The recently screened Channel 4 programme “Bad Santas” has highlighted the issue of employing ex-offenders with a tongue in cheek seasonal focus. The four ex-offenders were trained in Santa School to become Santas so that they could become employed and begin to earn a wage. They had all been CRB checked and deemed fit to work with children, having records for bank robbing, burglary and grievous bodily harm.
Some employers see giving a job to an ex-offender carries some risk because they consider they lack essential skills of honesty, reliability and personal behaviour. They are worried about safety for their staff and customers and damage to their reputation. However, this stereo-typing and prejudice marginalises a significant portion of the working population who have a great deal to offer to the workplace. However, according to the CIPD these fears are often unfounded. By giving an ex-offender a job, an employer, may be giving someone their life back. They can have pride for a job well done and earn enough to live their life independently. Furthermore they are less likely to re-offend. For employers there is a talent pool to tap into, skills shortages can be reduced and effective performance achieved.
CIPD research shows that many employers do not ask for details of unspent convictions. The Rehabilitation of Offenders Act 1974 enables criminal convictions to be ignored after a rehabilitation period. It ensures that people do not have a lifelong blemish on their working life for a minor offence in the past. The rehabilitation period is determined by the sentence and starts with the date of the conviction. After the period if there has been no further conviction, the conviction is spent albeit with certain exceptions. It need not be disclosed by the ex-offender when applying for a job. Furthermore employees have protection against dismissal or exclusion from employment. Employers can not show prejudice against a person because of a spent conviction. However, if an employee fails to disclose an unspent conviction that an employer finds out about subsequently they may dismiss albeit following a fair procedure.
For adults, the rehabilitation period is five years for most non-custodial sentences, seven years for prison sentences of up to 6 months, and ten years for prison sentences of between six months and 2½ years. For a young offender (under 18) the rehabilitation period is generally half that for adults. Currently other sentences have variable rehabilitation periods. There are some exceptions to the Act, broadly relating to work with children, the sick, disabled people and the administration of justice.

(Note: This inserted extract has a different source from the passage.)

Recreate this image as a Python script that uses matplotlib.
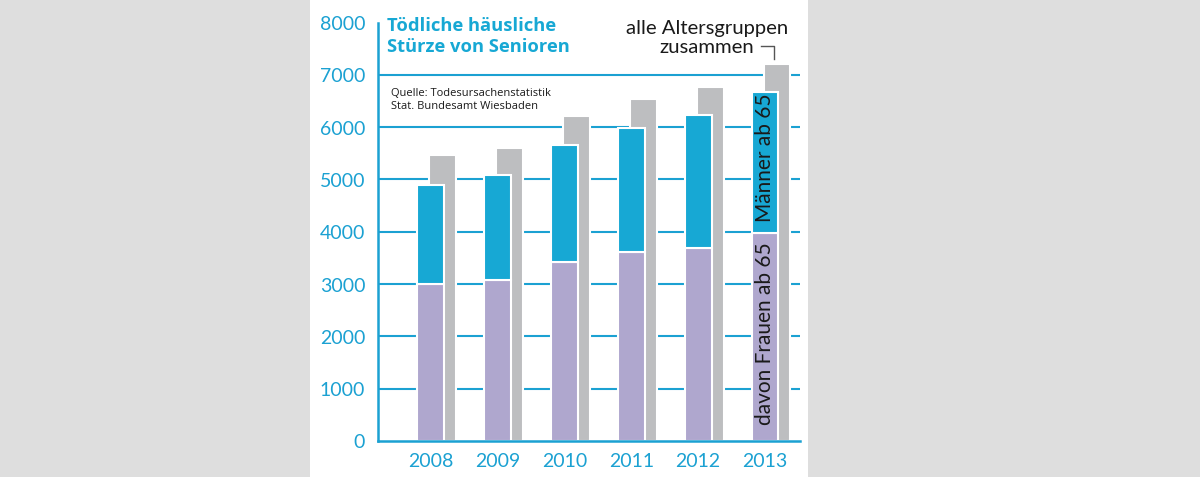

A prison sentence of more than 2½ years can never be spent, however, the government is currently looking at this time frame for unspent convictions. The Government’s proposals are that instead of the time period for determining when a conviction is spent commencing from the conviction date, it will start from when the offender completes his sentence. Furthermore, rehabilitation periods will be shorter. Thus the conviction of an offender who is imprisoned for between 6- 30 months will be spent four years after the sentence itself is completed. It is also proposed that the only conviction never to be spent will be one resulting in a custodial sentence of four years or more. Where an offender receives a custodial sentence of between 30 months and four years, that conviction will be spent seven years from the end of the sentence.
According to CIPD research most employers recruit offenders who have been released from prison for two years and who no longer have a supervision order with the Probation Service. Most employers would only take on an ex-offender whose conviction is fully spent.
There is therefore work to be done to encourage employers to take on ex-offenders earlier to ensure the risk of re-offending is reduced as research shows that an offender without a job to go to on leaving prison is twice as likely to re-offend. 60,000 offenders leave prison every year with two thirds re-offending within two years. In 2005 the Ministry of Justice set up the Corporate Alliance in order to engage employers with the issue of employing ex-offenders. 100 employers participate with a view to providing training and employment of ex-offenders. However, the government needs to do more to ensure employers have more guidance on this very important issue.